Shearing is an exciting day every year but this year was particularly exciting since we were shearing our home bred Jacob x Lleyn ewes lambs, our three black Romneys and our twenty-seven white Romneys for the first time!

 Jacob cross Lleyn shearling fleece

Jacob cross Lleyn shearling fleece

Timing shearing when the sheep are ready to be sheared, the flys haven't become a problem and our shearers are available is a real challenge every year. Our main flock of adult ewes who lambed in April didn't shear very well because they're wool hadn't lifted but the ewe lambs, rams and ewes that didn't lamb this year all sheared very nicely. 

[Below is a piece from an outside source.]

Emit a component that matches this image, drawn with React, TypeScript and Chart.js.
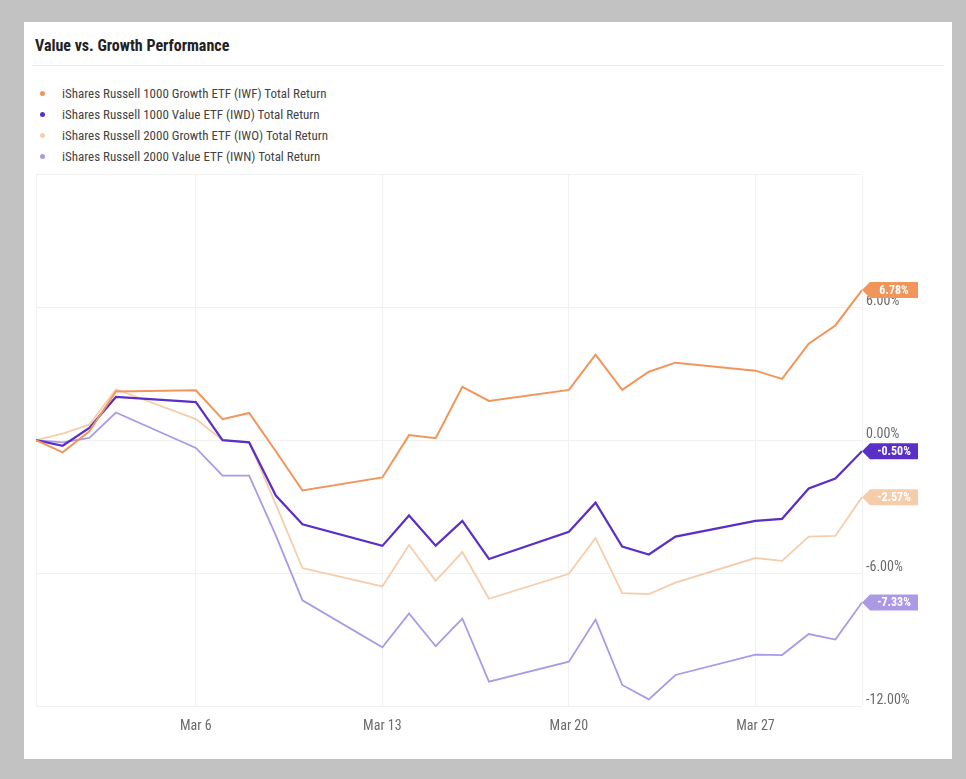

Matt and Bridie from New Zealand came to shear this year, usually Malcolm comes but he was off teaching a British Wool Board shearing course so he sent his Kiwi team. Matt did a great job taking care over the ewes who weren't shearing so well and Bridie who was very knowledgable about wool really enjoyed sorting our fleeces for us. It was interesting to hear about the wool sheds in New Zealand where each fleece is sorted into multiple grades. Here wool that is sold to the wool board is paid for in weight so all the dags and skirtings are left in the fleece to make up the weight. 

We had to keep the ewes and lambs in from Wednesday lunchtime until Friday when they were sheared to keep them dry. It was a week of very heavy showers between hot sunshine. We put them out for a few hours on Thursday and get them in very quickly when a new down pour began. I did more physical work than I had in a while and really felt it but it was so much fun to get really stuck in with the sheep work it was definitely worth it!

 Romney

Romney

As soon as the Natural Fibre Company are ready to do an organic mill run we will be sending our wool for processing. My current plan is to blend our Lleyn and Jacob cross Lleyn shearling fleeces for one yarn. We did this before and it created a beautiful oatmeal colour. For our second yarn I will be blending the white and black Romney fleeces that I'm hoping will create a beautiful grey. It's always to some extent a guessing  game but a very exciting one!!

 

Knit British just reviewed our Plaw Hatch Flock Lleyn Yarn you can see what they had to say here.

 

In other news I am now thirty-three weeks pregnant! The wonderful Rose did lambing for me and has continued taking the lead role in taking care of our lovely flock. It's been great fun having someone to be super nerdy about clean grazing, weaning times and sheep care with. I am going on maternity leave this Friday and Rose is going to continue to look after the flock for my leave although we will be having regular meetings about the sheep. You can follow Rose on instagram @rosebramwell.

Rose just completed a shearing course and got her Blue Seal she'll be shearing some of our lambs later in the summer that we will probably sell for hand spinning keep an eye out for them. The Romney lambs dad has a really stunning fleece can't wait to see how their wool develops!

 Me and Pip at Cronkshaw Fold Farm

Me and Pip at Cronkshaw Fold Farm

Pip, my now year old Border Collie is currently in Lancashire at sheepdog school with the lovely Dot McCarthy and Cronkshaw Fold Farm. I'm getting regular updates from Dot and although Pip isn't the fastest learner she is slowly getting there and I'm super excited to see her new skills.